Juan Gil Albert nos ofrece alguna clave y la respuesta para aquellos que viven apegados al momento, al ahora y siempre ahora, sin mayor sentido de la trascendencia. Quizá para poder comprender la “Verdad Estética” del lenguaje mironiano, tengan que pasar los siglos con sus años y leguas de experiencias:
“No digamos de Miró que es un clásico. Miró será un clásico mañana, cuando hayamos pasado todos nosotros. […] En él se nos ofrecen las cosas como si estuvieran aún sin abrir: virginales. Pero lo terrible es que todas esas cosas estaban ya abiertas de par en par, porque durante siglos los hombres habían ido arrancándoles la corteza, rasgándoles los tejidos inquietos por lo que hubiera dentro. Miró nos devuelve las cosas intactas. Parece como que a su lado hay un derrumbamiento de bambalinas. Olemos a campo como en los tiempos frescos. Nos olvidamos de todas las experiencias.

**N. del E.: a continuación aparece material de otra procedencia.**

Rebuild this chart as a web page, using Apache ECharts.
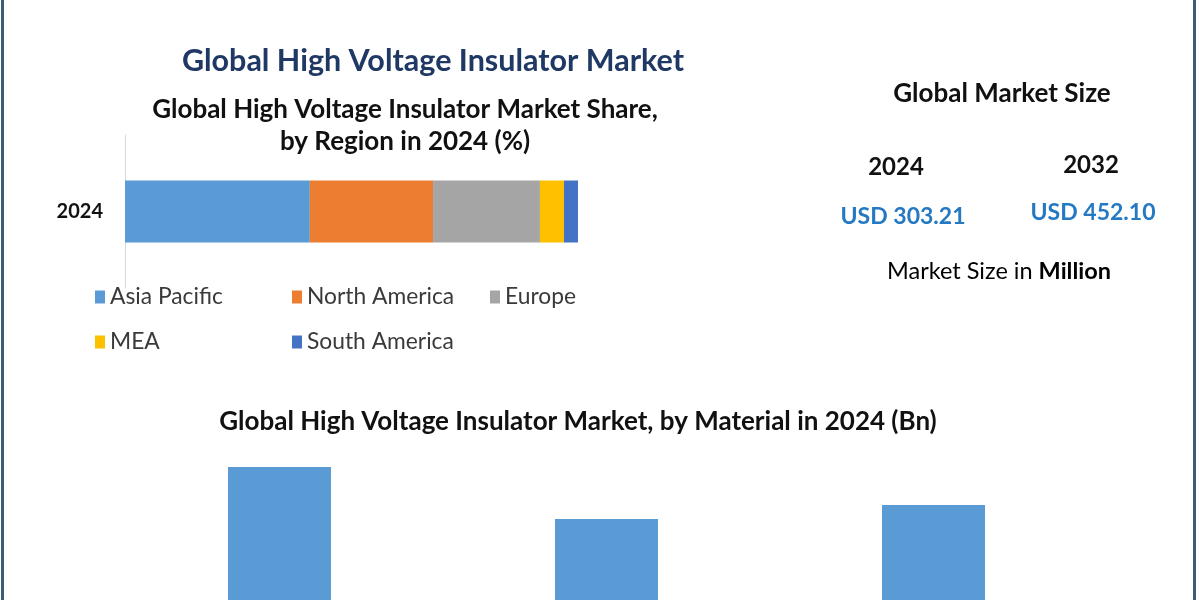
<!DOCTYPE html>
<html>
<head>
<meta charset="utf-8">
<script src="https://cdn.jsdelivr.net/npm/echarts@6/dist/echarts.min.js"></script>
<style>
html,body{margin:0;padding:0;background:#fff;}
#main{width:1200px;height:600px;}
</style>
</head>
<body>
<div id="main"></div>
<script>
// ---- data ----
const shareCategory = ['2024'];
const regionNames = ['Asia Pacific', 'North America', 'Europe', 'MEA', 'South America'];
const regionShares = [40.8, 27.2, 23.6, 5.3, 3.1];
const regionColors = ['#5b9bd5', '#ed7d31', '#a5a5a5', '#ffc000', '#4472c4'];

const materialNames = ['Ceramic', 'Glass', 'Composite'];
const materialValues = [173, 121, 135];

const sizeYears = ['2024', '2032'];
const sizeValues = ['USD 303.21', 'USD 452.10'];

const FONT = 'Lato, "Open Sans", sans-serif';

const chart = echarts.init(document.getElementById('main'));

const regionSeries = regionNames.map((name, i) => ({
  name: name,
  type: 'bar',
  stack: 'share',
  xAxisIndex: 0,
  yAxisIndex: 0,
  barWidth: 62,
  itemStyle: { color: regionColors[i] },
  emphasis: { disabled: true },
  data: [regionShares[i]]
}));

const legendLefts = [95, 292, 490, 95, 292];
const legendTops = [284, 284, 284, 329, 329];
const legends = regionNames.map((name, i) => ({
  left: legendLefts[i],
  top: legendTops[i],
  data: [name],
  icon: 'rect',
  itemWidth: 10,
  itemHeight: 13,
  itemGap: 0,
  itemTextGap: 13,
  padding: 0,
  textStyle: { fontFamily: FONT, fontSize: 22.8, color: '#3a3a3a', lineHeight: 26 }
}));

const option = {
  animation: false,
  backgroundColor: '#ffffff',
  legend: legends,
  grid: [
    { left: 125, top: 135, width: 453, height: 153, containLabel: false },
    { left: 116, width: 981, top: 440, bottom: 0, containLabel: false }
  ],
  xAxis: [
    { type: 'value', gridIndex: 0, min: 0, max: 100, show: false },
    { type: 'category', gridIndex: 1, data: materialNames,
      axisLine: { show: false }, axisTick: { show: false }, axisLabel: { show: false } }
  ],
  yAxis: [
    { type: 'category', gridIndex: 0, data: shareCategory,
      axisLine: { show: true, lineStyle: { color: '#d9d9d9', width: 1 } },
      axisTick: { show: false },
      axisLabel: { fontFamily: FONT, fontSize: 20, fontWeight: 'bold', color: '#111', margin: 22 } },
    { type: 'value', gridIndex: 1, min: 40, max: 200, show: false }
  ],
  series: regionSeries.concat([{
    name: 'Material',
    type: 'bar',
    xAxisIndex: 1,
    yAxisIndex: 1,
    barWidth: 103,
    clip: true,
    itemStyle: { color: '#5b9bd5' },
    emphasis: { disabled: true },
    data: materialValues
  }]),
  graphic: [
    { type: 'line', shape: { x1: 2.5, y1: 0, x2: 2.5, y2: 600 }, style: { stroke: '#3d5a78', lineWidth: 3 }, silent: true },
    { type: 'line', shape: { x1: 1194.5, y1: 0, x2: 1194.5, y2: 600 }, style: { stroke: '#3d5a78', lineWidth: 3 }, silent: true },
    { type: 'text', x: 433, y: 61, style: { text: 'Global High Voltage Insulator Market', fill: '#1f3864', font: 'bold 30.5px ' + FONT, textAlign: 'center', textVerticalAlign: 'middle' } },
    { type: 'text', x: 405, y: 110, style: { text: 'Global High Voltage Insulator Market Share,', fill: '#111', font: 'bold 26px ' + FONT, textAlign: 'center', textVerticalAlign: 'middle' } },
    { type: 'text', x: 405, y: 142, style: { text: 'by Region in 2024 (%)', fill: '#111', font: 'bold 26px ' + FONT, textAlign: 'center', textVerticalAlign: 'middle' } },
    { type: 'text', x: 1002, y: 94, style: { text: 'Global Market Size', fill: '#111', font: 'bold 26px ' + FONT, textAlign: 'center', textVerticalAlign: 'middle' } },
    { type: 'text', x: 896, y: 167, style: { text: sizeYears[0], fill: '#111', font: 'bold 24px ' + FONT, textAlign: 'center', textVerticalAlign: 'middle' } },
    { type: 'text', x: 1091, y: 165, style: { text: sizeYears[1], fill: '#111', font: 'bold 24px ' + FONT, textAlign: 'center', textVerticalAlign: 'middle' } },
    { type: 'text', x: 903, y: 217, style: { text: sizeValues[0], fill: '#2479c2', font: 'bold 23px ' + FONT, textAlign: 'center', textVerticalAlign: 'middle' } },
    { type: 'text', x: 1093, y: 213, style: { text: sizeValues[1], fill: '#2479c2', font: 'bold 23px ' + FONT, textAlign: 'center', textVerticalAlign: 'middle' } },
    { type: 'text', x: 999, y: 271, style: {
        text: '{n|Market Size in }{b|Million}', textAlign: 'center', textVerticalAlign: 'middle',
        rich: {
          n: { fontFamily: FONT, fontSize: 23.5, color: '#222' },
          b: { fontFamily: FONT, fontSize: 23.5, fontWeight: 'bold', color: '#111' }
        } } },
    { type: 'text', x: 578, y: 422, style: { text: 'Global High Voltage Insulator Market, by Material in 2024 (Bn)', fill: '#111', font: 'bold 26px ' + FONT, textAlign: 'center', textVerticalAlign: 'middle' } }
  ]
};

chart.setOption(option);
</script>
</body>
</html>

La tierra vuelve a amamantarnos de delicias. Y acabado el libro de Miró, buscaremos el sol con cariño de cristianos primigenios” (Gil-Albert Simón, 1980).
[1] Miró, 1928: 217 y sig. Gabriel Miró nació en Alicante el 28 de julio de 1879, y murió en Madrid el 27 de mayo de 1930.
[2] Establecimiento situado en la calle del Mar de Calp, regentado por Joaquina Pastor Rosselló.
[3] Tormo y Monzó, 1923. Elías Tormo y Monzó nació en Albaida el 23 de junio de 1869, y murió en Madrid el 21 de diciembre de 1957.
[4] Miguel de Unamuno y Jugo nació en Bilbao el 29 de septiembre de 1864, y murió en Salamanca el 31 de diciembre de 1936.
[5] Pseudónimo literario de Gabriel Miró.
Bibliografía
Miró, G. (1928), Años y leguas, Biblioteca Nueva. Madrid.
Tormo y Monzó, E. (1923), Guías regionales Calpe III. Estudio Geográfico de Dantín Cereceda, Madrid.
Unamuno, M. de (1932), “Soñando el peñón de Ifach”, en Ahora, 24 de abril (incluido en sus Obras Completas, t. I: 1085-1089).
Gil-Albert Simón, J. (1980), Gabriel Miró: remembranza, Ed. De la Torre, Madrid.